Faint cheers resound from the rooftops of the town below where children jump on rusty metal sheets, rooting for either the hunters or the monster himself. As long as the show is bloody then it's good enough for them, no matter who wins.

I grab a metal net and run to the head of the Beast who writhes and scrapes its claws through the Earth, choking on the spear stuck in its throat. Two other hunters grab the ends of the net; together we toss it over its head and anchor it to the ground. The others back away and watch it squirm, but I don't hesitate.

Suffocating beneath the net the creature twists it's body to stretch its ribs up to the sky, gasping for breath that can only be arrested by its wounds. Insanity succumbs to desperation in its empty eyes; for a moment he isn't a demon, only a terrified animal clinging to life.

Only seconds remain until my window closes and the Beast frees itself, undying and unthinking from its binds. Only seconds remain until its infection spreads into the ground to contaminate the water bed and my precious Jawbone Hill. When I climb onto its stomach and sink into its flesh, only seconds remain before I succumb to Corruption myself.

The wax burns my arms and sends yellow boils racing to my neck. Insects start their crawling under the layers of my skin. The Beast thrashes underneath my untied boots, laces lost inside undone intestines and falling insides. I jab my knife into its slippery hide to keep my balance. A foul odor turns my vision gray and sets my stomach upside down, but I ignore every primal temptation to run, and slice further into its chest.

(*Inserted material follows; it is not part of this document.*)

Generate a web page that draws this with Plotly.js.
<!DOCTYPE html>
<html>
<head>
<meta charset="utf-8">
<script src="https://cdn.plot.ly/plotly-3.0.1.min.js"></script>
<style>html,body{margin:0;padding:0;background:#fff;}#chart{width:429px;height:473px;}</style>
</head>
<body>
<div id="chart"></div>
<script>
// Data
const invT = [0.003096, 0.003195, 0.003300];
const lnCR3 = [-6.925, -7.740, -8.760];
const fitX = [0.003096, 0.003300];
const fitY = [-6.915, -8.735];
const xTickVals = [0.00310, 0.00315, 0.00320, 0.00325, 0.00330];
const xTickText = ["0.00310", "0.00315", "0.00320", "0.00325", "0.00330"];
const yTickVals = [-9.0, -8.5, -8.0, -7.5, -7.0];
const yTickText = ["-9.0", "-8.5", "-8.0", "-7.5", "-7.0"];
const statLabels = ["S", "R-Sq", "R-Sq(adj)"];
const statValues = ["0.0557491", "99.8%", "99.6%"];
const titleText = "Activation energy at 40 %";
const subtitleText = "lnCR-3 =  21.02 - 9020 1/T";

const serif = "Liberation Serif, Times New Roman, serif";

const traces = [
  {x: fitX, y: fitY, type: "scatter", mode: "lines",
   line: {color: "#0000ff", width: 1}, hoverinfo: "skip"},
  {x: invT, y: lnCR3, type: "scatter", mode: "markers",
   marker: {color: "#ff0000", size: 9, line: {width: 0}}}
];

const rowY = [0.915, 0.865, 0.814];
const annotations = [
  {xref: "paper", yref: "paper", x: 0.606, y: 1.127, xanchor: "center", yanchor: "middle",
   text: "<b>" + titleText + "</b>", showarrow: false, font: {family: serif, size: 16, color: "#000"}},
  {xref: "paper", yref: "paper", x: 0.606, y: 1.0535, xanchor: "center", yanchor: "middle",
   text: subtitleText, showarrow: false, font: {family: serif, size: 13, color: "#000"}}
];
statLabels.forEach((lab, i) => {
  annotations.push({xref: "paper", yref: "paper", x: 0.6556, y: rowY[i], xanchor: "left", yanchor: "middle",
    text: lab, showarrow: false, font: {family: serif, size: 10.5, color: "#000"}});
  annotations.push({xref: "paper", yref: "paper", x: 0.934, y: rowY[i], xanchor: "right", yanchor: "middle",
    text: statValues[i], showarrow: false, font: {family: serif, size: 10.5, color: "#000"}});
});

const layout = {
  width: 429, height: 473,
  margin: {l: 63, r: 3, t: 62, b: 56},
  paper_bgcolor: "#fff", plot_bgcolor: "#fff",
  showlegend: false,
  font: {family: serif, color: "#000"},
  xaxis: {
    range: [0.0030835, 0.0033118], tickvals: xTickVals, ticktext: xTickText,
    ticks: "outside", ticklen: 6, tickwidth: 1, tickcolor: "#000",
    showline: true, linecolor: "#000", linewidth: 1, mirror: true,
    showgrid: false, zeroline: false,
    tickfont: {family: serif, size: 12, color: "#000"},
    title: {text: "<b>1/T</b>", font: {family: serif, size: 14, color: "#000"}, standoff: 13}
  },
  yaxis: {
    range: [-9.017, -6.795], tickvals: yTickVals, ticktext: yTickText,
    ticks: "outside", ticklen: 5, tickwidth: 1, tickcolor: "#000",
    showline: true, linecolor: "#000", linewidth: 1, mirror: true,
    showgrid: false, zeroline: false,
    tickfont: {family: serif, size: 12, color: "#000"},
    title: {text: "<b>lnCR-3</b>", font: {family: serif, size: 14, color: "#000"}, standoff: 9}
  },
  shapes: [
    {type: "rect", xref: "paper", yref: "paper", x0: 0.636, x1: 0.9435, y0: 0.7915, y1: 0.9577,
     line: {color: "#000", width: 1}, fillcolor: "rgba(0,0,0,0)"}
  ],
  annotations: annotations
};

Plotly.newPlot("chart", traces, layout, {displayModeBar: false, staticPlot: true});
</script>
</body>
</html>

Guttural and revolting, the Beast attempts to shriek but only throws a bloodied discharge from its lips. Infection eats away at my skin as its blood spews and burns like acid. I bite my lip and strain to see through the tears in my eyes, scraping open a cavity in its stomach until I find what I'm looking for--a wadded up combat suit and a chewy ear.

Delta, still alive, with Corruption doing its best to eat him away. When the body dissolves the transformation is complete, and a Variant of this kind is too disgusting and contagious to sell in its final stages. I hook my elbows under his armpits and pull him from the cavity, muscles straining with his weight as the insides of the Beast refuse to let him go.

Soaked in wax, skin stinging with yellow boils turned black, I drag the two of us from the Beast. The Variant collapses into the ground, skin leaking away from monolithic bones that stretch to the hazy blue sky. A foul smell washes over the mountain side, the stench of death and pestilence like no other, as I slay the Beast by disconnecting the host.

"You—" I rearrange my fireman's grip to drag his feet across the ground. "Were not—" My face stings with acrid residue that drips to meet my shoulders. "Worth all that trouble."

We collapse, Delta an unconscious mess of mutated limbs, me, breathless and exhausted, dripping sweat and strings of glue onto the brown grass. I pull the pieces off of me one at a time until I'm free from the toxic flesh, and one by one my yellow sores fade when they meet the fresh air. The Variant melts along its massive bones beside us, stinking fumes reaching to touch the thin mountain clouds. The smell protects us; none of the others attack. At least, not yet.

"I made the final blow," I tell them around my huffs for air. "Hunter's Code, the Variant is mine."

"Right," says a familiar voice. Male, young, naïeve, and much too close. Still blinded by the Variant's poison and my own adrenaline, I find him far too late.

"But there ain't a bullet in his head yet."

Something cracks against my skull—again. But this time, I fail to stay awake.